Here’s what SCOV makes of all this. First, the detached deck is ok. The neighbors tried to say that the Town’s bylaws that allowed only one structure should have allowed only the stairs and concrete landing (I guess this is the concrete thing mentioned above). SCOV says that the way the bylaw is written that it allows for the deck.
Then SCOV pulls out a good ol’ trusty dictionary to deal with the issue of what is “detached.” The bylaws didn’t define what the Town means by “detached” so the court uses common sense and a dictionary. “Detached” (and I am not making this up) means “not attached.” Since the big L-shaped deck is “not attached” to the house, SCOV finds that it is “detached.” Thus—it’s okay under the rules. SCOV thinks this rule is a little odd, since an attached deck wouldn’t be ok even though it would be more structurally sound. But, the Town applies the rule consistently to everybody, so it stands.

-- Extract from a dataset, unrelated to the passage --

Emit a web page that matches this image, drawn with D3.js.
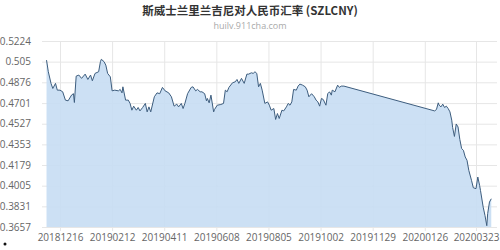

Last, SCOV tackles the fact that a conditional use permit was granted for the enclosed part of the deck. That would be the one built in 1984 but that got a roof and walls in 2003ish. The issue is that the camp itself was already a nonconforming structure because it is within 100 feet of the shore. The Town bylaws say that there can be a modification to a noncomplying structure, but the structure can’t be enlarged, expanded, or moved.
So, what does “expanded” really mean? If someone adds a dormer into their roof, it arguably increases the interior volume of the structure, but doesn’t really increase the usable living space. Who lives in a dormer? A bat, maybe. The Carrigans argued that throwing a roof (well, and walls) on a deck that was already there didn’t change the footprint of the building.
SCOV admits that the amount of use the deck got before the walls and after the walls might be the same. However, SCOV goes with the “interior volume” definition, and reverses the Environmental Court on this point, since that wasn’t developed sufficiently at the Environmental Court level.
So, this gets affirmed in part, and reversed in part, and the Environmental Court has to reconsider the issue of the conditional use permit for the deck with the roof.